Le gouvernement doit définir une politique réaliste et claire contre le racisme, en incluant l’islamophobie dans les formes de préjudice traitées.

Des points de contacts et des équipes dédiées doivent être mises en place au sein des ministères principalement concernés (droits des femmes, éducation, intérieur, justice), afin de faciliter le travail de coordination.

Des formations au respect des libertés fondamentales doivent être assurées au sein des administrations où sont enregistrées les plus nombreuses discriminations.

Les partis politiques doivent organiser, en interne, un examen critique sur les questions d’islamophobie, afin de réellement se donner les moyens de déconstruire l’idéologie raciste qui progresse en France.

Le gouvernement doit démontrer un engagement sans faille dans les moyens mis en oeuvre pour arrêter et sanctionner de manière exemplaire les agresseurs et discriminants islamophobes.

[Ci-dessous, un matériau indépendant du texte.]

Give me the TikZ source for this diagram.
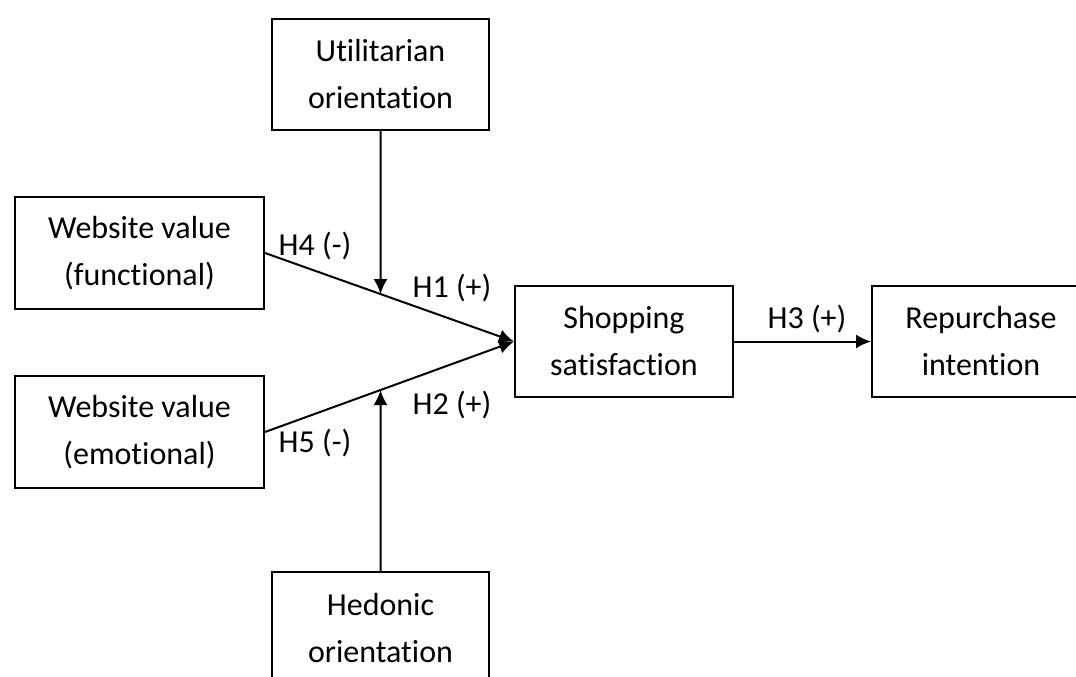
\documentclass[tikz,border=0pt]{standalone}
\usepackage{fontspec}
\setmainfont{Carlito}[Ligatures=NoCommon]
\usetikzlibrary{arrows.meta}
\begin{document}
\begin{tikzpicture}[x=1pt,y=-1pt,
  box/.style={draw,line width=2pt,align=center,inner sep=0pt,
    font=\fontsize{32}{47}\selectfont},
  lbl/.style={font=\fontsize{32}{47}\selectfont,inner sep=0pt},
  conn/.style={line width=2pt,-{Latex[length=15pt,width=14pt]}}]
\useasboundingbox (0,0) rectangle (1076,677);
\clip (0,0) rectangle (1076,677);
\node[box,minimum width=217pt,minimum height=111pt] (util) at (380.5,74.5) {Utilitarian\\orientation};
\node[box,minimum width=249pt,minimum height=112pt] (func) at (139.5,253) {Website value\\(functional)};
\node[box,minimum width=249pt,minimum height=112pt] (emot) at (139.5,432) {Website value\\(emotional)};
\node[box,minimum width=218pt,minimum height=111pt] (shop) at (624,341.5) {Shopping\\satisfaction};
\node[box,minimum width=218pt,minimum height=111pt] (rep) at (981,341.5) {Repurchase\\intention};
\node[box,minimum width=217pt,minimum height=111pt] (hed) at (380.5,627.5) {Hedonic\\orientation};
\coordinate (m1) at (intersection of func.east--shop.west and util.south--hed.north);
\coordinate (m2) at (intersection of emot.east--shop.west and util.south--hed.north);
\draw[conn] (func.east) -- (shop.west);
\draw[conn] (emot.east) -- (shop.west);
\draw[conn] (util.south) -- (m1);
\draw[conn] (hed.north) -- (m2);
\draw[conn] (shop.east) -- (rep.west);
\node[lbl] (h4) at (315,246) {H4 (-)};
\node[lbl] (h1) at (452,288) {H1 (+)};
\node[lbl] (h2) at (452,405) {H2 (+)};
\node[lbl] (h5) at (315,443) {H5 (-)};
\node[lbl] (h3) at (807,319) {H3 (+)};
\end{tikzpicture}
\end{document}
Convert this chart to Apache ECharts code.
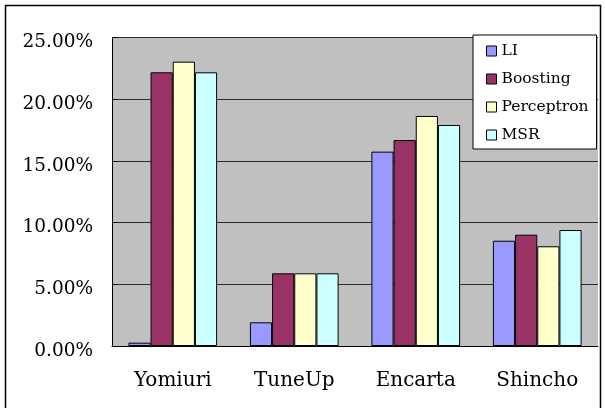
<!DOCTYPE html>
<html>
<head>
<meta charset="utf-8">
<script src="https://cdn.jsdelivr.net/npm/echarts@6/dist/echarts.min.js"></script>
<style>html,body{margin:0;padding:0;background:#fff}#c{width:605px;height:408px}</style>
</head>
<body>
<div id="c"></div>
<script>
var categories = ['Yomiuri', 'TuneUp', 'Encarta', 'Shincho'];
var seriesNames = ['LI', 'Boosting', 'Perceptron', 'MSR'];
var liValues = [0.27, 1.92, 15.75, 8.53];
var boostingValues = [22.18, 5.89, 16.69, 9.02];
var perceptronValues = [23.04, 5.89, 18.64, 8.08];
var msrValues = [22.18, 5.89, 17.91, 9.40];
var yTicks = [0, 5, 10, 15, 20, 25];

var colors = ['#9999FF', '#993366', '#FFFFCC', '#CCFFFF'];
var allValues = [liValues, boostingValues, perceptronValues, msrValues];
var font = '"DejaVu Serif", "Liberation Serif", serif';

var chart = echarts.init(document.getElementById('c'), null, {renderer: 'canvas'});
chart.setOption({
  animation: false,
  backgroundColor: '#fff',
  graphic: [{
    type: 'rect',
    shape: {x: 5.5, y: 5.5, width: 595, height: 420},
    style: {fill: 'none', stroke: '#000', lineWidth: 1.5},
    z: 100, silent: true
  }],
  grid: {
    left: 112, right: 7, top: 37.5, bottom: 62,
    show: true, backgroundColor: '#C0C0C0', borderWidth: 0
  },
  legend: {
    orient: 'vertical',
    left: 473, top: 35,
    backgroundColor: '#fff',
    borderColor: '#000', borderWidth: 1,
    padding: [8, 8, 6, 13],
    itemWidth: 10, itemHeight: 10, itemGap: 12,
    icon: 'rect',
    itemStyle: {borderColor: '#000', borderWidth: 1},
    textStyle: {fontFamily: font, fontSize: 15.5, color: '#000', lineHeight: 16},
    data: seriesNames
  },
  xAxis: {
    type: 'category',
    data: categories,
    axisLine: {lineStyle: {color: '#000', width: 1}},
    axisTick: {inside: true, length: 7, lineStyle: {color: '#000'}},
    axisLabel: {fontFamily: font, fontSize: 20, color: '#000', margin: 25},
    splitLine: {show: false}
  },
  yAxis: {
    type: 'value',
    min: yTicks[0], max: yTicks[yTicks.length - 1], interval: 5,
    axisLine: {show: true, lineStyle: {color: '#000', width: 1}},
    axisTick: {show: true, inside: true, length: 6, lineStyle: {color: '#000'}},
    axisLabel: {
      fontFamily: font, fontSize: 18.5, color: '#000', margin: 19,
      verticalAlign: 'top', lineHeight: 10,
      formatter: function (v) { return v.toFixed(2) + '%'; }
    },
    splitLine: {show: true, lineStyle: {color: '#2a2a2a', width: 1}}
  },
  series: seriesNames.map(function (name, i) {
    return {
      name: name,
      type: 'bar',
      data: allValues[i],
      barGap: '0%',
      barCategoryGap: '27%',
      itemStyle: {color: colors[i], borderColor: '#000', borderWidth: 1}
    };
  })
});
</script>
</body>
</html>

Une commission parlementaire doit être mise en place pour faire un état des lieux de l’islamophobie et faire le bilan de l’impact des lois de 2004 et 2010.

Le gouvernement doit se doter d’un système de collecte des données de l’islamophobie plus fiable et plus complet.

Les média peuvent organiser des formations afin d’être mieux préparés au traitement des cas d’islamophobie et plus généralement dans leur traitement de l’islam et des musulmans.


Les programmes scolaires doivent tenir compte des recommandations faites par l’OSCE en matière de lutte contre le racisme, notamment sur l’islamophobie.